Lors de ce quinquennat, la délivrance des titres de séjour s’est faite, comme sous la droite, au cas par cas et a varié selon les préfectures.
«Lui, président», il avait promis que les régularisations de personnes sans papiers seraient opérées «au cas par cas sur la base de critères objectifs». Cet engagement de campagne de François Hollande en 2012 ne marquait en fait aucune rupture avec la gestion de ce dossier par les gouvernements de droite et de gauche depuis une trentaine d’années. Si des circulaires sont parfois plus libérales, la règle du «cas par cas» demeure un principe intangible. Le dernier quinquennat n’a donc pas bouleversé la donne. Et la «transparence» souhaitée par le candidat Hollande pour l’attribution d’un titre de séjour ne s’est pas vraiment imposée.
Combien de régularisations au cours du quinquennat ?
Il existe une multitude de titres de séjour pour les ressortissants qui dépendent de leur situation familiale, professionnelle, etc. Pour ceux que l’on appelle les «sans-papiers», qui vivent et travaillent (souvent) en France depuis plusieurs années, il faut mesurer l’impact de la circulaire du 28 novembre 2012, du ministre de l’Intérieur d’alors, Manuel Valls. Celle-ci fixe différents critères pour accéder à un titre de séjour, avec l’objectif d’harmoniser les pratiques d’une préfecture à l’autre. Concernant les familles, la régularisation devenait notamment possible pour celles justifiant d’une présence sur le territoire d’au moins cinq ans et d’un enfant scolarisé depuis au moins trois ans. Quant aux travailleurs sans papiers, ils se voyaient fixer plusieurs obligations : prouver leur présence sur le territoire depuis trois à sept ans et l’exercice d’un emploi. D’après les données publiées par l’Intérieur en juillet, la circulaire Valls a permis en 2015 la «création» de 29 100 titres de séjour (5 100 pour motif «salarié» et 24 000 titres pour motif «familial»), et 30 000 en moyenne par an sur les quatre premières années du mandat.
Les pratiques des préfectures ont-elles été harmonisées ?
«C’est l’aléa le plus total, à tel point que certaines préfectures sont plus recommandées que d’autres pour y déposer une demande de régularisation», déplore Me Stéphane Maugendre. Un constat partagé par sa consœur Vanina Rochiccioli, présidente du Groupe d’information et de soutien des immigrés : «L’application de la circulaire demeure discrétionnaire et il nous est difficile de conseiller les personnes.

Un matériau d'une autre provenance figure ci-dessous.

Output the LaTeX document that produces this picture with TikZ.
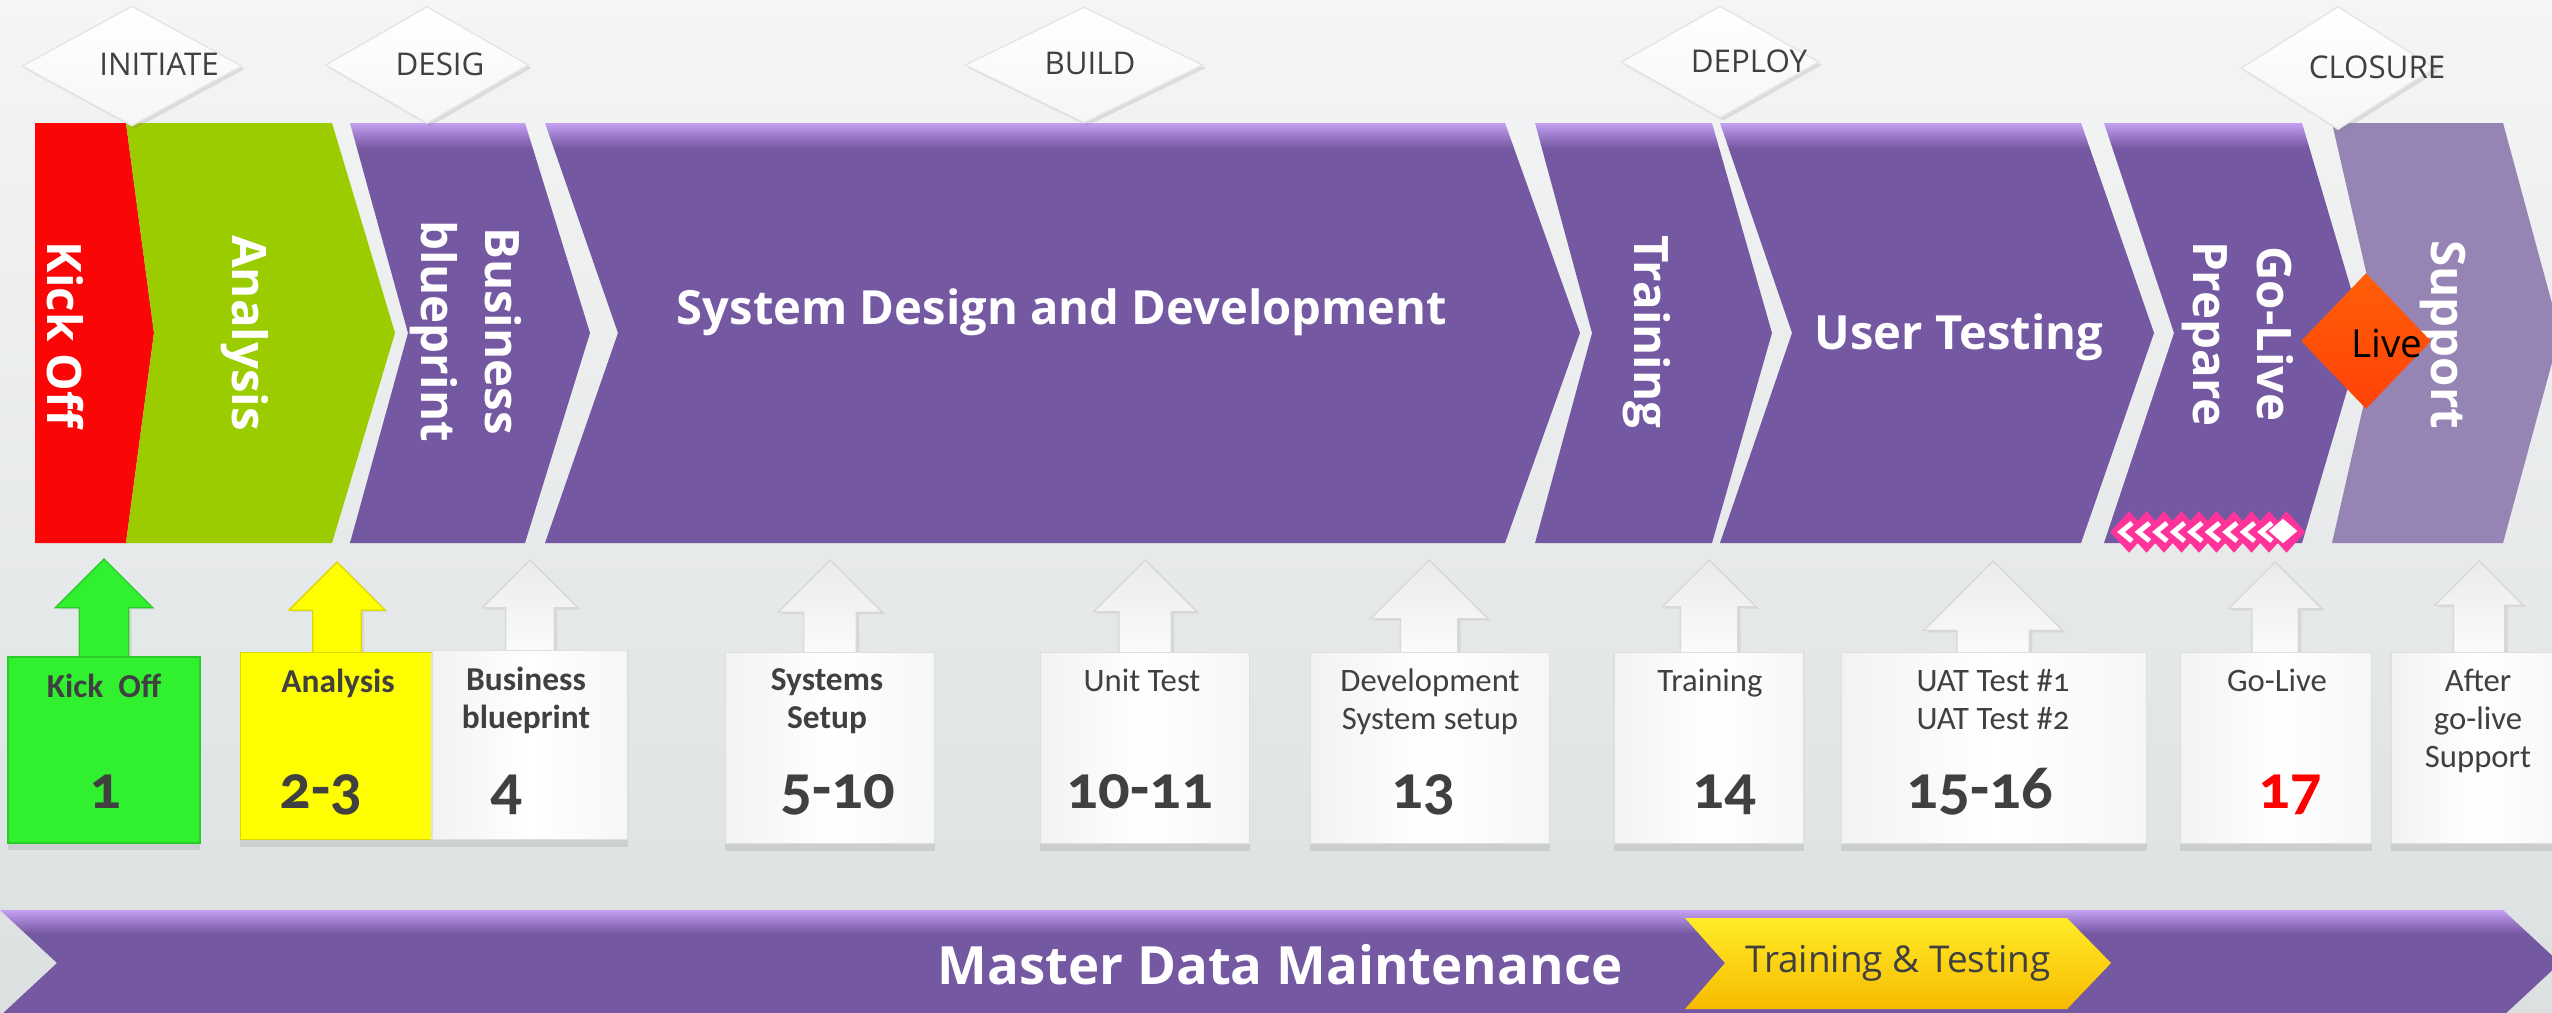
\documentclass[tikz,border=0pt]{standalone}
\usepackage{fontspec}
\setmainfont{Open Sans}
\newfontfamily\boxfont[Numbers=OldStyle]{Carlito}
\usepackage{tikz}
\usetikzlibrary{positioning,shapes.geometric,shapes.arrows,shadows}

\definecolor{phasepurple}{RGB}{117,88,162}
\definecolor{phasetop}{RGB}{196,160,242}
\definecolor{supportlilac}{RGB}{150,133,180}
\definecolor{kickred}{RGB}{250,6,6}
\definecolor{analysisgreen}{RGB}{155,204,0}
\definecolor{livered}{RGB}{255,66,8}
\definecolor{gempink}{RGB}{255,51,153}
\definecolor{boxgreen}{RGB}{48,240,48}
\definecolor{boxyellow}{RGB}{255,255,0}
\definecolor{textgray}{RGB}{64,64,64}
\definecolor{testgold}{RGB}{248,186,0}
\definecolor{goldtop}{RGB}{255,236,40}
\definecolor{bgtop}{RGB}{244,245,245}
\definecolor{bgbottom}{RGB}{220,224,225}

\pgfdeclareverticalshading{phaseshade}{100bp}{color(0bp)=(phasepurple); color(72bp)=(phasepurple); color(75bp)=(phasetop); color(100bp)=(phasetop)}
\pgfdeclareverticalshading{bandshade}{100bp}{color(0bp)=(phasepurple); color(64bp)=(phasepurple); color(75bp)=(phasetop); color(100bp)=(phasetop)}

\tikzset{
  % Specifications for style of nodes:
  phase/.style = {
    shading=phaseshade
  },
  gem/.style = {
    diamond,
    top color=white,
    bottom color=gray!7,
    draw=gray!20,
    drop shadow={opacity=0.2, shadow xshift=0.03cm, shadow yshift=-0.03cm}
  },
  gemtext/.style = {
    font=\fontsize{8.9}{10}\selectfont,
    text=textgray
  },
  phasetext/.style = {
    font=\fontsize{13.5}{18.3}\selectfont\bfseries,
    text=white,
    rotate=-90,
    align=center
  },
  headtext/.style = {
    font=\fontsize{13.4}{16}\selectfont\bfseries,
    text=white
  },
  weekarrow/.style = {
    single arrow,
    rotate=90,
    anchor=tip,
    inner sep=0pt,
    draw=gray!30,
    minimum height=1.15cm,
    drop shadow={opacity=0.15, shadow xshift=0.03cm, shadow yshift=-0.02cm}
  },
  whitearrow/.style = {
    weekarrow,
    top color=gray!16,
    bottom color=white
  },
  weekbox/.style = {
    rectangle,
    draw=gray!25,
    minimum height=1.91cm,
    drop shadow={opacity=0.2, shadow xshift=0cm, shadow yshift=-0.07cm}
  },
  whitebox/.style = {
    weekbox,
    left color=gray!10,
    right color=gray!7,
    middle color=white
  },
  boxtext/.style = {
    font=\boxfont\fontsize{9.3}{11}\selectfont,
    text=textgray,
    anchor=base
  },
  boxhead/.style = {
    boxtext,
    font=\boxfont\fontsize{9.5}{11}\selectfont\bfseries
  },
  weeknum/.style = {
    font=\boxfont\fontsize{17.8}{20}\selectfont\bfseries,
    text=textgray,
    anchor=base
  },
  livegem/.style = {
    diamond,
    inner sep=0pt,
    top color=livered!85!yellow,
    bottom color=livered,
    minimum width=1.3cm,
    minimum height=1.36cm
  },
  livetext/.style = {
    font=\fontsize{11}{12}\selectfont,
    text=black
  },
  pinkgem/.style = {
    diamond,
    inner sep=0pt,
    fill=gempink,
    minimum width=0.38cm,
    minimum height=0.42cm
  },
  gemtick/.style = {
    draw=white,
    line width=1.4pt
  },
  whitegem/.style = {
    diamond,
    inner sep=0pt,
    fill=white,
    minimum width=0.29cm,
    minimum height=0.25cm
  },
  bandtext/.style = {
    font=\fontsize{15}{18}\selectfont\bfseries,
    text=white
  },
  goldtext/.style = {
    font=\fontsize{10.5}{12}\selectfont,
    text=textgray
  },
}

\begin{document}
\begin{tikzpicture}[x=0.01cm, y=-0.01cm]
    % Background
    \useasboundingbox (0,0) rectangle (2552,1012);
    \fill[top color=bgtop, bottom color=bgbottom] (0,0) rectangle (2552,1012);

    % Phase chevrons
    \fill[kickred] (35,123) -- (126,123) -- (154,333) -- (126,543) -- (35,543) -- cycle;
    \fill[analysisgreen] (126,123) -- (332,123) -- (395,333) -- (332,543) -- (126,543) -- (154,333) -- cycle;
    \path[phase] (350,123) -- (525,123) -- (590,333) -- (525,543) -- (350,543) -- (408,333) -- cycle;
    \path[phase] (545,123) -- (1505,123) -- (1580,333) -- (1505,543) -- (545,543) -- (618,333) -- cycle;
    \path[phase] (1535,123) -- (1712,123) -- (1772,333) -- (1712,543) -- (1535,543) -- (1592,333) -- cycle;
    \path[phase] (1720,123) -- (2081,123) -- (2154,333) -- (2081,543) -- (1720,543) -- (1792,333) -- cycle;
    \path[phase] (2104,123) -- (2302,123) -- (2364,333) -- (2302,543) -- (2104,543) -- (2174,333) -- cycle;
    \fill[supportlilac] (2332,123) -- (2503,123) -- (2560,333) -- (2503,543) -- (2332,543) -- (2380,333) -- cycle;

    % Labels of the chevrons
    \node[phasetext]                 (kickofflabel)   at (65,335)   {Kick Off};
    \node[phasetext]                 (analysislabel)  at (245,333)  {Analysis};
    \node[phasetext]                 (blueprintlabel) at (466,331)  {Business\\blueprint};
    \node[headtext]                  (designlabel)    at (1062,312) {System Design and Development};
    \node[phasetext]                 (traininglabel)  at (1647,332) {Training};
    \node[headtext]                  (testinglabel)   at (1959,337) {User Testing};
    \node[phasetext]                 (preparelabel)   at (2238,334) {Go-Live\\Prepare};
    \node[phasetext]                 (supportlabel)   at (2443,335) {Support};

    % Go-live milestone
    \node[livegem]                   (live)           at (2366,341) {};
    \node[livetext]                  (livelabel)      at (2387,343) {Live};
    \node[pinkgem] (gem0) at (2129,532) {};
    \draw[gemtick] (2132,523) -- (2121,532) -- (2132,541);
    \node[pinkgem] (gem1) at (2146.5,532) {};
    \draw[gemtick] (2149.5,523) -- (2138.5,532) -- (2149.5,541);
    \node[pinkgem] (gem2) at (2164,532) {};
    \draw[gemtick] (2167,523) -- (2156,532) -- (2167,541);
    \node[pinkgem] (gem3) at (2181.5,532) {};
    \draw[gemtick] (2184.5,523) -- (2173.5,532) -- (2184.5,541);
    \node[pinkgem] (gem4) at (2199,532) {};
    \draw[gemtick] (2202,523) -- (2191,532) -- (2202,541);
    \node[pinkgem] (gem5) at (2216.5,532) {};
    \draw[gemtick] (2219.5,523) -- (2208.5,532) -- (2219.5,541);
    \node[pinkgem] (gem6) at (2234,532) {};
    \draw[gemtick] (2237,523) -- (2226,532) -- (2237,541);
    \node[pinkgem] (gem7) at (2251.5,532) {};
    \draw[gemtick] (2254.5,523) -- (2243.5,532) -- (2254.5,541);
    \node[pinkgem] (gem8) at (2269,532) {};
    \draw[gemtick] (2272,523) -- (2261,532) -- (2272,541);
    \node[pinkgem] (gem9) at (2286.5,532) {};
    \node[whitegem] (gemend) at (2283,531) {};

    % Phase diamonds
    \node[gem, minimum width=2.2cm, minimum height=1.2cm]   (initiate)    at (132,66)   {};
    \node[gemtext]                                          (initiatetxt) at (159,64)   {INITIATE};
    \node[gem, minimum width=2.03cm, minimum height=1.17cm] (desig)       at (427,65)   {};
    \node[gemtext]                                          (desigtxt)    at (440,64)   {DESIG};
    \node[gem, minimum width=2.38cm, minimum height=1.16cm] (build)       at (1084,65)  {};
    \node[gemtext]                                          (buildtxt)    at (1090,63)  {BUILD};
    \node[gem, minimum width=1.98cm, minimum height=1.12cm] (deploy)      at (1720,62)  {};
    \node[gemtext]                                          (deploytxt)   at (1749,61)  {DEPLOY};
    \node[gem, minimum width=1.94cm, minimum height=1.23cm] (closure)     at (2338,68)  {};
    \node[gemtext]                                          (closuretxt)  at (2377,67)  {CLOSURE};

    % Week arrows
    \node[weekarrow, fill=boxgreen, draw=boxgreen!85!black, inner ysep=0.24cm, minimum width=0.96cm, single arrow head extend=0.24cm] (kickoffarrow) at (104,558) {};
    \node[weekarrow, fill=boxyellow, draw=boxyellow!85!black, inner ysep=0.235cm, minimum width=0.95cm, single arrow head extend=0.24cm] (analysisarrow) at (337,561) {};
    \node[whitearrow, inner ysep=0.235cm, minimum width=0.94cm, single arrow head extend=0.235cm] (blueprintarrow) at (530,559)  {};
    \node[whitearrow, inner ysep=0.255cm, minimum width=1.03cm, single arrow head extend=0.26cm]  (setuparrow)     at (830,559)  {};
    \node[whitearrow, inner ysep=0.255cm, minimum width=1.02cm, single arrow head extend=0.255cm] (unitarrow)      at (1145,559) {};
    \node[whitearrow, inner ysep=0.28cm,  minimum width=1.16cm, single arrow head extend=0.3cm]   (devarrow)       at (1429,559) {};
    \node[whitearrow, inner ysep=0.28cm,  minimum width=0.92cm, single arrow head extend=0.18cm]  (trainarrow)     at (1709,559) {};
    \node[whitearrow, inner ysep=0.355cm, minimum width=1.37cm, single arrow head extend=0.33cm]  (uatarrow)       at (1993,560) {};
    \node[whitearrow, inner ysep=0.225cm, minimum width=0.92cm, single arrow head extend=0.235cm] (golivearrow)    at (2275,561) {};
    \node[whitearrow, inner ysep=0.25cm,  minimum width=0.87cm, single arrow head extend=0.185cm] (afterarrow)     at (2479,560) {};

    % Week boxes
    \node[weekbox, fill=boxgreen, draw=boxgreen!85!black, minimum width=1.92cm, minimum height=1.86cm] (kickoffbox) at (104,750) {};
    \node[weekbox, fill=boxyellow, draw=boxyellow!85!black, minimum width=1.91cm, minimum height=1.87cm] (analysisbox) at (336,746) {};
    \node[whitebox, minimum width=1.96cm, minimum height=1.89cm] (blueprintbox) at (530,745)  {};
    \node[whitebox, minimum width=2.09cm]                        (setupbox)     at (830,748)  {};
    \node[whitebox, minimum width=2.09cm]                        (unitbox)      at (1145,748) {};
    \node[whitebox, minimum width=2.39cm]                        (devbox)       at (1430,748) {};
    \node[whitebox, minimum width=1.90cm]                        (trainbox)     at (1709,748) {};
    \node[whitebox, minimum width=3.05cm]                        (uatbox)       at (1994,748) {};
    \node[whitebox, minimum width=1.91cm]                        (golivebox)    at (2276,748) {};
    \node[whitebox, minimum width=1.76cm]                        (afterbox)     at (2479,748) {};

    % Texts of the boxes
    \node[boxhead] (kickofftxt)    at (104,697)  {Kick\ \ Off};
    \node[boxhead] (analysistxt)   at (338,692)  {Analysis};
    \node[boxhead] (blueprinttxt)  at (526,690)  {Business};
    \node[boxhead] (blueprinttxtb) at (526,728)  {blueprint};
    \node[boxhead] (setuptxt)      at (827,690)  {Systems};
    \node[boxhead] (setuptxtb)     at (827,728)  {Setup};
    \node[boxtext] (unittxt)       at (1142,691) {Unit Test};
    \node[boxtext] (devtxt)        at (1430,691) {Development};
    \node[boxtext] (devtxtb)       at (1430,729) {System setup};
    \node[boxtext] (traintxt)      at (1710,691) {Training};
    \node[boxtext] (uattxt)        at (1993,691) {UAT Test \#1};
    \node[boxtext] (uattxtb)       at (1993,729) {UAT Test \#2};
    \node[boxtext] (golivetxt)     at (2277,691) {Go-Live};
    \node[boxtext] (aftertxt)      at (2478,691) {After};
    \node[boxtext] (aftertxtb)     at (2478,729) {go-live};
    \node[boxtext] (aftertxtc)     at (2478,767) {Support};

    % Week numbers
    \node[weeknum]           (kickoffweek)   at (105,808)  {1};
    \node[weeknum]           (analysisweek)  at (321,808)  {2-3};
    \node[weeknum]           (blueprintweek) at (506,808)  {4};
    \node[weeknum]           (setupweek)     at (838,808)  {5-10};
    \node[weeknum]           (unitweek)      at (1140,808) {10-11};
    \node[weeknum]           (devweek)       at (1423,808) {13};
    \node[weeknum]           (trainweek)     at (1724,808) {14};
    \node[weeknum]           (uatweek)       at (1980,808) {15-16};
    \node[weeknum, text=red] (goliveweek)    at (2290,808) {17};

    % Master data band
    \path[shading=bandshade] (0,910) -- (2503,910) -- (2560,963) -- (2503,1016) -- (0,1016) -- (57,963) -- cycle;
    \node[bandtext] (mdmtxt) at (1280,965) {Master Data Maintenance};
    \path[top color=goldtop, bottom color=testgold] (1685,918) -- (2067,918) -- (2111,963) -- (2067,1009) -- (1685,1009) -- (1725,963) -- cycle;
    \node[goldtext] (testingtxt) at (1898,963) {Training \& Testing};
\end{tikzpicture}
\end{document}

Parfois, on pense avoir toutes les pièces nécessaires, et on essuie un refus.» Les hommes célibataires sont souvent les plus mal lotis, notamment quand il leur faut fournir la preuve d’une résidence continue. Compliqué quand on est payé au noir ou hébergé à droite et à gauche. «Les préfectures exigent souvent un document par trimestre, raconte Mamba Touré, de la Coordination 93 de lutte pour les sans-papiers. Et certains sont considérés comme non-probants, comme les factures téléphoniques.» Mais la principale embûche reste la mauvaise volonté des employeurs, qui rechignent à fournir les papiers nécessaires à leur salarié, de peur de voir l’inspection du travail sanctionner des pratiques illégales ou par volonté de garder sous leur coupe une main-d’œuvre corvéable.
Comment améliorer la situation ?
Depuis plusieurs années, Marilyne Poulain, responsable «immigration» à la CGT Paris, a mené de nombreux combats pour les sans-papiers. Pour elle, «la législation doit évoluer», notamment la règle qui exige un Smic mensuel pour prétendre à une régularisation, «ce qui exclut une grande partie des femmes, souvent à temps partiel». Elle s’oppose aussi à la «taxe Ofii» - du nom de l’Office français de l’immigration et de l’intégration -, d’un montant de 55 % du salaire brut, qui doit être versée par l’employeur à l’Etat. «Elle est volontairement dissuasive. Et souvent, le patron demande au salarié de la payer lui-même.»